» **A block of data**

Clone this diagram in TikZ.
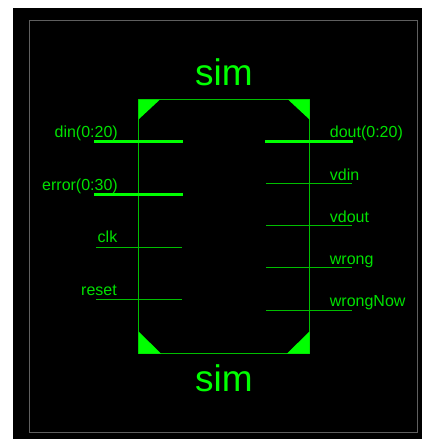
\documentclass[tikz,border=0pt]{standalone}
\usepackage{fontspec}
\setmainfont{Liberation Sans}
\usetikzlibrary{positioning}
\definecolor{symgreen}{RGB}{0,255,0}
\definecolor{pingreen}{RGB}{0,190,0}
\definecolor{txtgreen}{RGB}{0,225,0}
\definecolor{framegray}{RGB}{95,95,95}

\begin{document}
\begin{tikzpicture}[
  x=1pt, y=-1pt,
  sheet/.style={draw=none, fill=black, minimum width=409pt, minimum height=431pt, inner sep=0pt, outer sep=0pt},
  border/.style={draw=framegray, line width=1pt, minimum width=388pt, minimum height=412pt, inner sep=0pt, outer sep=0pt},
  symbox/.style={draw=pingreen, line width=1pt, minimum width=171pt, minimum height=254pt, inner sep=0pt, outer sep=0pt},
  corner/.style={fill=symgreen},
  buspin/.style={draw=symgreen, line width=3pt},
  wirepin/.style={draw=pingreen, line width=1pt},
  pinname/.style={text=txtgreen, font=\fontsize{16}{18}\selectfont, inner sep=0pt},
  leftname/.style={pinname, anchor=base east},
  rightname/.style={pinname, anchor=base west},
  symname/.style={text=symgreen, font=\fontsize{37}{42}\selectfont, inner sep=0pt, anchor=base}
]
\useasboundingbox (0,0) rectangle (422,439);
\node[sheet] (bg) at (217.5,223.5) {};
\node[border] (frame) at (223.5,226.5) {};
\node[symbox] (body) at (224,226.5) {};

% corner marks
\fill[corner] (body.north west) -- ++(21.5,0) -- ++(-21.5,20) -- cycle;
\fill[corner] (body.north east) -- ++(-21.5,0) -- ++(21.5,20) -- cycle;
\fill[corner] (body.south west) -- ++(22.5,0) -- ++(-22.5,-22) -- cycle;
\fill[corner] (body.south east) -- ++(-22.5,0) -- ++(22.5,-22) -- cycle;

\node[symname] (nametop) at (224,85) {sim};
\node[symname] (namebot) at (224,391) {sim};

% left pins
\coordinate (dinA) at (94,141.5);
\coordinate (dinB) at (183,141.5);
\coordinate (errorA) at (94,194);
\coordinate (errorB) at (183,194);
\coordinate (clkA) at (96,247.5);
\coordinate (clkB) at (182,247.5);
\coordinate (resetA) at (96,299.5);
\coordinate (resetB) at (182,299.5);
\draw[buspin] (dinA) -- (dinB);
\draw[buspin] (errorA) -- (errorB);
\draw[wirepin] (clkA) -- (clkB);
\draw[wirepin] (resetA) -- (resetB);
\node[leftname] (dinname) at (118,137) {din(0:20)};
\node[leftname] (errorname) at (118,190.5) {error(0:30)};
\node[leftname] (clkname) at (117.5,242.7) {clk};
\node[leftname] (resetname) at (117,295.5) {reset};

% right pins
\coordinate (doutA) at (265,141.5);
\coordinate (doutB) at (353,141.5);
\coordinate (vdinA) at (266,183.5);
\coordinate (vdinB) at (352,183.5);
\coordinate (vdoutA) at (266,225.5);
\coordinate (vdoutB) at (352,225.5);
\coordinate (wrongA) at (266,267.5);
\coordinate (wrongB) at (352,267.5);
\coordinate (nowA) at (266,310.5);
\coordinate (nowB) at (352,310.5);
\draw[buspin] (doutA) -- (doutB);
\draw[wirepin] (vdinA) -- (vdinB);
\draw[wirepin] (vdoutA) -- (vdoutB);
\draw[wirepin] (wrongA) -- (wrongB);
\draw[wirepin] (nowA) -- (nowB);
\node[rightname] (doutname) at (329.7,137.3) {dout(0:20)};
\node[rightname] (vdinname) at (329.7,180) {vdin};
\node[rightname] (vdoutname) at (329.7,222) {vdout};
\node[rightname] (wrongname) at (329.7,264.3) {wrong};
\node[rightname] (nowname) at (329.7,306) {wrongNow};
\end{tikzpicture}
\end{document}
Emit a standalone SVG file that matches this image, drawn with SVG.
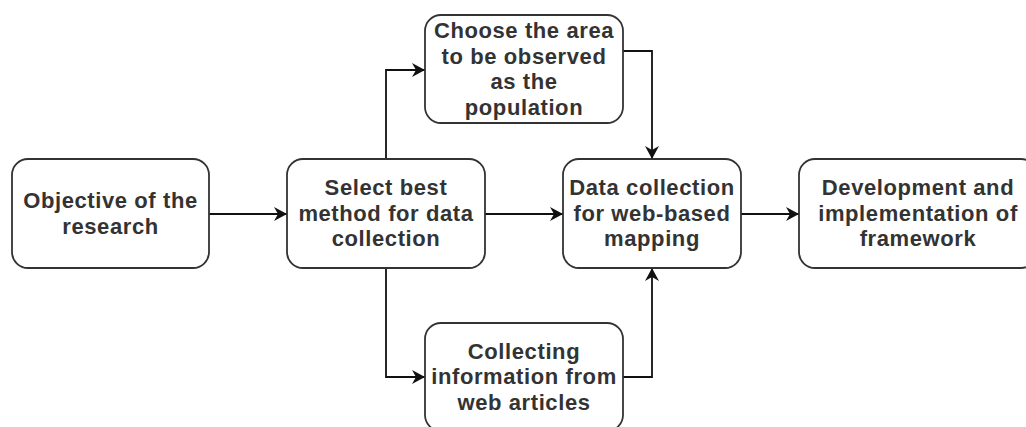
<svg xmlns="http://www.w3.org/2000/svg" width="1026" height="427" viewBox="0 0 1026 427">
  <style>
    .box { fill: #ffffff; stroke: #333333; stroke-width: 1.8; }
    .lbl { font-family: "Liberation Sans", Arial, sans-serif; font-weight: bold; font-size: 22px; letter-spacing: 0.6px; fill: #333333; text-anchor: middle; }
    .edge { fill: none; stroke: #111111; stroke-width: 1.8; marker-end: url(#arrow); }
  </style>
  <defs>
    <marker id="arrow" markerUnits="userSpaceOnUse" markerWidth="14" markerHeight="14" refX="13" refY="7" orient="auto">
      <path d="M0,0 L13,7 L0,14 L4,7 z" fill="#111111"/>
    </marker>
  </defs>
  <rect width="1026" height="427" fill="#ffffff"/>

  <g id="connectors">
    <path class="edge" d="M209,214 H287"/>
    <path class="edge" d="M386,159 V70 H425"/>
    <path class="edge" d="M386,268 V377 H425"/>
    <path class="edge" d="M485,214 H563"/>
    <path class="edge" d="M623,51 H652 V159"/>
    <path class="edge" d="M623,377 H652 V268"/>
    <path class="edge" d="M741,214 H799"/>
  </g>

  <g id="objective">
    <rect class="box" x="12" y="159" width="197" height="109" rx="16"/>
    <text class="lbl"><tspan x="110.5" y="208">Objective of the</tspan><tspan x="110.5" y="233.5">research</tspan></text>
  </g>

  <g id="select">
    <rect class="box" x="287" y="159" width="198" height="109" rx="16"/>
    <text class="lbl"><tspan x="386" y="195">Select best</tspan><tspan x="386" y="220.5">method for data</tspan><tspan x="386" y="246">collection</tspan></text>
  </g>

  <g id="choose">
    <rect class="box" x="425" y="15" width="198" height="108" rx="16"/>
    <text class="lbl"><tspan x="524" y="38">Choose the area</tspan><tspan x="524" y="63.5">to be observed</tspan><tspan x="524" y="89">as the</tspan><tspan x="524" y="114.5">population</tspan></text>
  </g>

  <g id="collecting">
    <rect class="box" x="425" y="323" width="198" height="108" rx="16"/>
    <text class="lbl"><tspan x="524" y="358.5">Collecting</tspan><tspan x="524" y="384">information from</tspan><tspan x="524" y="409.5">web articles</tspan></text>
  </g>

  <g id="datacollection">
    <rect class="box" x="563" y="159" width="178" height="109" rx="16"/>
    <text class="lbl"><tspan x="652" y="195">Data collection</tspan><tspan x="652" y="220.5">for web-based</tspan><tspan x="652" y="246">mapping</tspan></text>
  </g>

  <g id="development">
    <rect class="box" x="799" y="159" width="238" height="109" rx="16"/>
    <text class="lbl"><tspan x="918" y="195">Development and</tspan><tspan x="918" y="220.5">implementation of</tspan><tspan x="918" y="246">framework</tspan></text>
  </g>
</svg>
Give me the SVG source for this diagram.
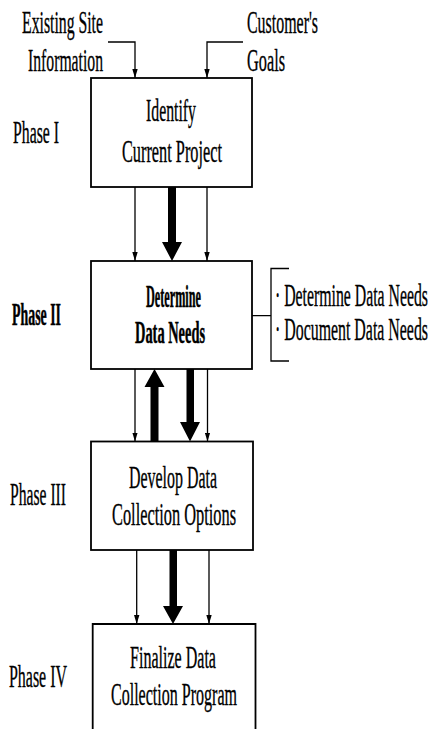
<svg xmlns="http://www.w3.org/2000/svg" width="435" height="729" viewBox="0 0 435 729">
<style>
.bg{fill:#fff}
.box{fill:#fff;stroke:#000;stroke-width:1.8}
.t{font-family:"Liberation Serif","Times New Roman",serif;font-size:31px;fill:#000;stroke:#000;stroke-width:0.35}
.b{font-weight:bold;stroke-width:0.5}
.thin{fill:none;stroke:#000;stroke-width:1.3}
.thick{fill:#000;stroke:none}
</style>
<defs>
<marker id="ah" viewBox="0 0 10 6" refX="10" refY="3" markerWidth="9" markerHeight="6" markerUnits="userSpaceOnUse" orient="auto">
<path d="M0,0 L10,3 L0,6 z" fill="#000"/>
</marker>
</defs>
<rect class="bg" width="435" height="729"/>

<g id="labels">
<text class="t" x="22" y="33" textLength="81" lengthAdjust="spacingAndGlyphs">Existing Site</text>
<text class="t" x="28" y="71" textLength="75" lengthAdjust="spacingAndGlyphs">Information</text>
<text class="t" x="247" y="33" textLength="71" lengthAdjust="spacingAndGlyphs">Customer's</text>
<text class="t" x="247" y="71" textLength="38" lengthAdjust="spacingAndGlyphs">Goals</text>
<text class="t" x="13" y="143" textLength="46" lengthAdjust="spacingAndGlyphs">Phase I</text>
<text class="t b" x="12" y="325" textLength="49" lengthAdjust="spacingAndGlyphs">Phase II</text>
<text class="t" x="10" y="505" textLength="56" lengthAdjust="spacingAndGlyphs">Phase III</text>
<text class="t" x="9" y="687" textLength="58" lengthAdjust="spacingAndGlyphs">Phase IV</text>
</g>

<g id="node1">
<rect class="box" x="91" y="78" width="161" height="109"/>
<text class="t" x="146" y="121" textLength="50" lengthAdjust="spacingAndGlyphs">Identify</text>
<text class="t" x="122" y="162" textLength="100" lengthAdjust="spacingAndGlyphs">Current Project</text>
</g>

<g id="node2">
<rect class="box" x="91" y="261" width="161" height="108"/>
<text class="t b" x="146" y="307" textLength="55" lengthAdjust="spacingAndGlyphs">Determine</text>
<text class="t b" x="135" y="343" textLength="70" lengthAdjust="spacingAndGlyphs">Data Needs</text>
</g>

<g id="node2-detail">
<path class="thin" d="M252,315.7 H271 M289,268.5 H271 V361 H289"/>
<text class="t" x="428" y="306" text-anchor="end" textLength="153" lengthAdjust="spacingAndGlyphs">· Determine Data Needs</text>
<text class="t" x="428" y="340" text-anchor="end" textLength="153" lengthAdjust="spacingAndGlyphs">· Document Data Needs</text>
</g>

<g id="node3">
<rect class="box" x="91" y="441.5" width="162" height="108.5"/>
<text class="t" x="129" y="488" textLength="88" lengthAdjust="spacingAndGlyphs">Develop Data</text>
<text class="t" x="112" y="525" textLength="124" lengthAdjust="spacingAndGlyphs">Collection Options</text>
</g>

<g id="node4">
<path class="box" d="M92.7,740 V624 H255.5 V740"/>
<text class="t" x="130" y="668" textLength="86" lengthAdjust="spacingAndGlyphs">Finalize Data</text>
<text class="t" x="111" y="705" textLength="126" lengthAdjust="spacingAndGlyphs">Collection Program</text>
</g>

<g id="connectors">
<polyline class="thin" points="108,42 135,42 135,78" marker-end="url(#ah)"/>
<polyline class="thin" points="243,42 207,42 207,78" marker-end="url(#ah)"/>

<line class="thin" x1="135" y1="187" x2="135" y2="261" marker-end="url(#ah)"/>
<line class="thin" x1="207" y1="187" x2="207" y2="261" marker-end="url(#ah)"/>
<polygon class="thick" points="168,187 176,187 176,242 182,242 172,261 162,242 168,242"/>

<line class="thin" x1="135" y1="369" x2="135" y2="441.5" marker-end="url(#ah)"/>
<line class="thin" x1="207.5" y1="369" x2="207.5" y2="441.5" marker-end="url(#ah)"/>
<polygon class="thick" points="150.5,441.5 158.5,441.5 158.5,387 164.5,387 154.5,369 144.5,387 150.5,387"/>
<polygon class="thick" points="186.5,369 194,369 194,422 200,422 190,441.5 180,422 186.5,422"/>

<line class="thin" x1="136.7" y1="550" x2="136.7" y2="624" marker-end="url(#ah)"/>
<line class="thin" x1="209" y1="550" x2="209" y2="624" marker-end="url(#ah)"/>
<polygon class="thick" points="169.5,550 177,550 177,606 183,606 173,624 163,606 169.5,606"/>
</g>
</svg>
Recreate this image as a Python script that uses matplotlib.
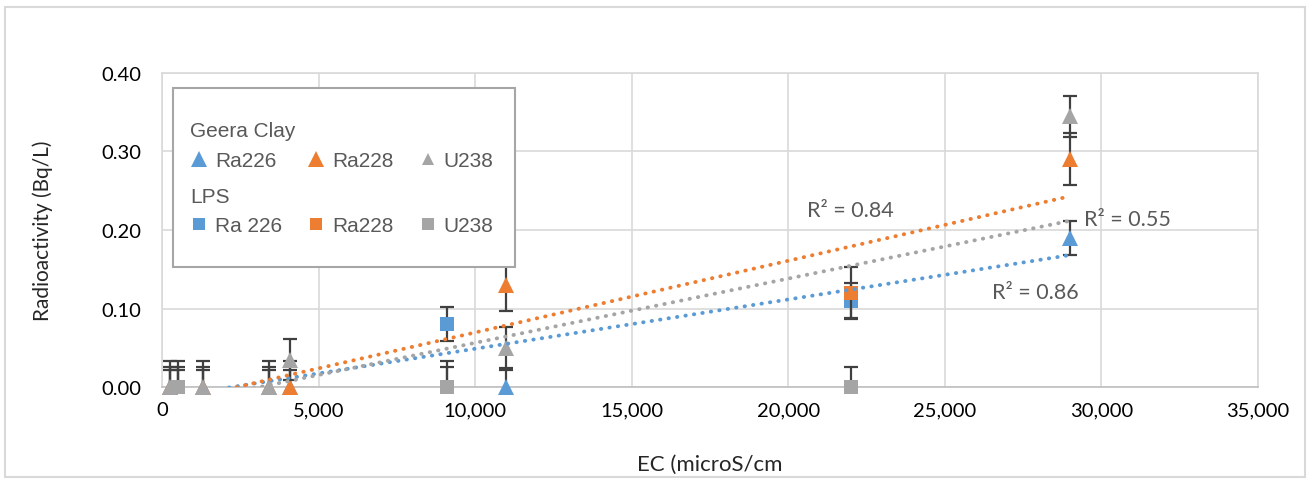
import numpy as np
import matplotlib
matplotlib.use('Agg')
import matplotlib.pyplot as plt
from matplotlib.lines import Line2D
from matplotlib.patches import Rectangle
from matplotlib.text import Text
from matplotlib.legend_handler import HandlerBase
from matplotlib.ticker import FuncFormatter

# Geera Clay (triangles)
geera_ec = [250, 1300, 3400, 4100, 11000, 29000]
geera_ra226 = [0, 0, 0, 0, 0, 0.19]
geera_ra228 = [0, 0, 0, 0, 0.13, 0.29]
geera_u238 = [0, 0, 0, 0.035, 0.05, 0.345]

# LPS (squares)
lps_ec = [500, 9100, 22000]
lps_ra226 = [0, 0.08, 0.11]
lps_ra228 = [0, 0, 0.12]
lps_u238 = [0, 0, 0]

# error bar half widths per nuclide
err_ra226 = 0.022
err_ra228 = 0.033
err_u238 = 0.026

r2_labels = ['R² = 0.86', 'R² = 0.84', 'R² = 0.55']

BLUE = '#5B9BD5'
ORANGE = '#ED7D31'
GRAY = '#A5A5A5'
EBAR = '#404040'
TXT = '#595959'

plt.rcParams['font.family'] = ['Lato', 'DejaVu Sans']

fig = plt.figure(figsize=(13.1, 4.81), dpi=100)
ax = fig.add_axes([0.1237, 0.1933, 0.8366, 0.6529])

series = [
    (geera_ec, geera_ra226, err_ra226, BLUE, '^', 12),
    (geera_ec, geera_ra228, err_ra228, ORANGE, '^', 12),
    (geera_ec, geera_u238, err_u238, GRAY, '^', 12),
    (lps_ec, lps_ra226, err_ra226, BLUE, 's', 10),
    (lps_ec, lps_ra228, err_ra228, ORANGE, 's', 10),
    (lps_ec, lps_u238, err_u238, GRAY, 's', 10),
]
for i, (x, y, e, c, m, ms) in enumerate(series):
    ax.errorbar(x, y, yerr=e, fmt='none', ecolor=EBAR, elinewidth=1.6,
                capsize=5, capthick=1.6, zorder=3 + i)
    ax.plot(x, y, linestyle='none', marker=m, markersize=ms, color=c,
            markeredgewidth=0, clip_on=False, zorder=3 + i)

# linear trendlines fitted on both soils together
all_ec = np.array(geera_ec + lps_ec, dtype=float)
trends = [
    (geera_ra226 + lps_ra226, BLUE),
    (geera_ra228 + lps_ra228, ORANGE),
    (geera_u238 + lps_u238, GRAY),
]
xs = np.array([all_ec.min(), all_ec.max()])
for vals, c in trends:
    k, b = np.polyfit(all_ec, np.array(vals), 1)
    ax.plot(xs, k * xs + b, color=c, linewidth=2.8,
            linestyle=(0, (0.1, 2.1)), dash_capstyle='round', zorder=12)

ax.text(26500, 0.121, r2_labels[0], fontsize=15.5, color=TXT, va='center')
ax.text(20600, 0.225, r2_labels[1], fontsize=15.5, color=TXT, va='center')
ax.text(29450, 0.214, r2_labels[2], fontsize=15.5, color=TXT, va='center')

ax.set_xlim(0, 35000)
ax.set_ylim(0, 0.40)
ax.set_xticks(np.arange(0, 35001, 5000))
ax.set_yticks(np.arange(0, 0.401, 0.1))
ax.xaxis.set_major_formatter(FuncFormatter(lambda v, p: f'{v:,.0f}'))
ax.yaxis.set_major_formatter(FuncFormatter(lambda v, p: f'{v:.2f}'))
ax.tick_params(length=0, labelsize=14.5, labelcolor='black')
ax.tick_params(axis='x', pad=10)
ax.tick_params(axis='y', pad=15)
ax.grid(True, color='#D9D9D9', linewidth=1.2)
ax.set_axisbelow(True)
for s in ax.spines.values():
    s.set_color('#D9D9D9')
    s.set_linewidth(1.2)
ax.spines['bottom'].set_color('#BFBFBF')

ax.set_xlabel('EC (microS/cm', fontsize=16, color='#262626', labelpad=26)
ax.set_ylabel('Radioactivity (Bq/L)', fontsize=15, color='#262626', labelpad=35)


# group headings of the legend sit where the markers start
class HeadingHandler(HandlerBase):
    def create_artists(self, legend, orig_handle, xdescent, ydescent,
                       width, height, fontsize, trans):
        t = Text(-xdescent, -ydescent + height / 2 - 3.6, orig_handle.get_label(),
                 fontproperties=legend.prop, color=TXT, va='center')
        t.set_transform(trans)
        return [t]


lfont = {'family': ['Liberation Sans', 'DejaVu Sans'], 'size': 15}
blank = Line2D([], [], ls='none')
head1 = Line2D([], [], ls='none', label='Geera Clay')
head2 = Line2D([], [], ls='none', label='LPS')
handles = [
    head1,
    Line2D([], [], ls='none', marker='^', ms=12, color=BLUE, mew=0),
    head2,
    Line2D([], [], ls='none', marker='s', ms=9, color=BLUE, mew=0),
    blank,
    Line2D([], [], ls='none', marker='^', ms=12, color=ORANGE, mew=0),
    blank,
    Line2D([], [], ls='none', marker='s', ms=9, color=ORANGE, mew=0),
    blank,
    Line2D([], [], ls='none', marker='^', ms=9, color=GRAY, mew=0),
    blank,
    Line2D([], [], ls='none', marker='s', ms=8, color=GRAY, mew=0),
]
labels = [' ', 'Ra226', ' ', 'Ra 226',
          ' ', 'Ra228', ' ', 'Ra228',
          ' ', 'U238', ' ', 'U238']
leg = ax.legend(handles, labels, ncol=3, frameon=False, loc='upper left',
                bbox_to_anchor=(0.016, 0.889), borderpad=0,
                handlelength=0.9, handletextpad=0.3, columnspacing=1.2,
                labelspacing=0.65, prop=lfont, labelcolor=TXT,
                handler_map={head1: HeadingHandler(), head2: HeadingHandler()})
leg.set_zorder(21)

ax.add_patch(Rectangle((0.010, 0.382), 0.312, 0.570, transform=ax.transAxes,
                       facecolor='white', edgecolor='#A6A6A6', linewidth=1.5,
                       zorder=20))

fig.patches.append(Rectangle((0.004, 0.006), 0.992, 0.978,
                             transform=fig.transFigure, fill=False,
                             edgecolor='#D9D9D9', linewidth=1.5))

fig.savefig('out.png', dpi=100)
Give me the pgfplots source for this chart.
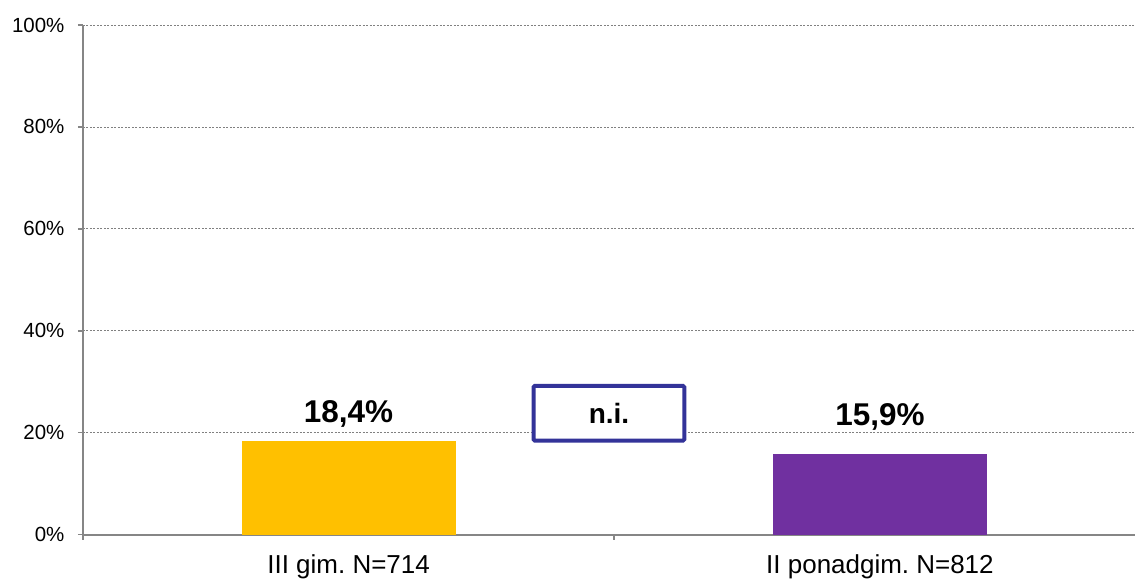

» **Task objective**
Restate, line by line and word for word, everything from the top of the material through the line that contains "(namebot) at (224,391)". Leave pictures out.

» **Task solution**
Clone this diagram in TikZ.
\documentclass[tikz,border=0pt]{standalone}
\usepackage{fontspec}
\setmainfont{Liberation Sans}
\usetikzlibrary{positioning}
\definecolor{symgreen}{RGB}{0,255,0}
\definecolor{pingreen}{RGB}{0,190,0}
\definecolor{txtgreen}{RGB}{0,225,0}
\definecolor{framegray}{RGB}{95,95,95}

\begin{document}
\begin{tikzpicture}[
  x=1pt, y=-1pt,
  sheet/.style={draw=none, fill=black, minimum width=409pt, minimum height=431pt, inner sep=0pt, outer sep=0pt},
  border/.style={draw=framegray, line width=1pt, minimum width=388pt, minimum height=412pt, inner sep=0pt, outer sep=0pt},
  symbox/.style={draw=pingreen, line width=1pt, minimum width=171pt, minimum height=254pt, inner sep=0pt, outer sep=0pt},
  corner/.style={fill=symgreen},
  buspin/.style={draw=symgreen, line width=3pt},
  wirepin/.style={draw=pingreen, line width=1pt},
  pinname/.style={text=txtgreen, font=\fontsize{16}{18}\selectfont, inner sep=0pt},
  leftname/.style={pinname, anchor=base east},
  rightname/.style={pinname, anchor=base west},
  symname/.style={text=symgreen, font=\fontsize{37}{42}\selectfont, inner sep=0pt, anchor=base}
]
\useasboundingbox (0,0) rectangle (422,439);
\node[sheet] (bg) at (217.5,223.5) {};
\node[border] (frame) at (223.5,226.5) {};
\node[symbox] (body) at (224,226.5) {};

% corner marks
\fill[corner] (body.north west) -- ++(21.5,0) -- ++(-21.5,20) -- cycle;
\fill[corner] (body.north east) -- ++(-21.5,0) -- ++(21.5,20) -- cycle;
\fill[corner] (body.south west) -- ++(22.5,0) -- ++(-22.5,-22) -- cycle;
\fill[corner] (body.south east) -- ++(-22.5,0) -- ++(22.5,-22) -- cycle;

\node[symname] (nametop) at (224,85) {sim};
\node[symname] (namebot) at (224,391) {sim};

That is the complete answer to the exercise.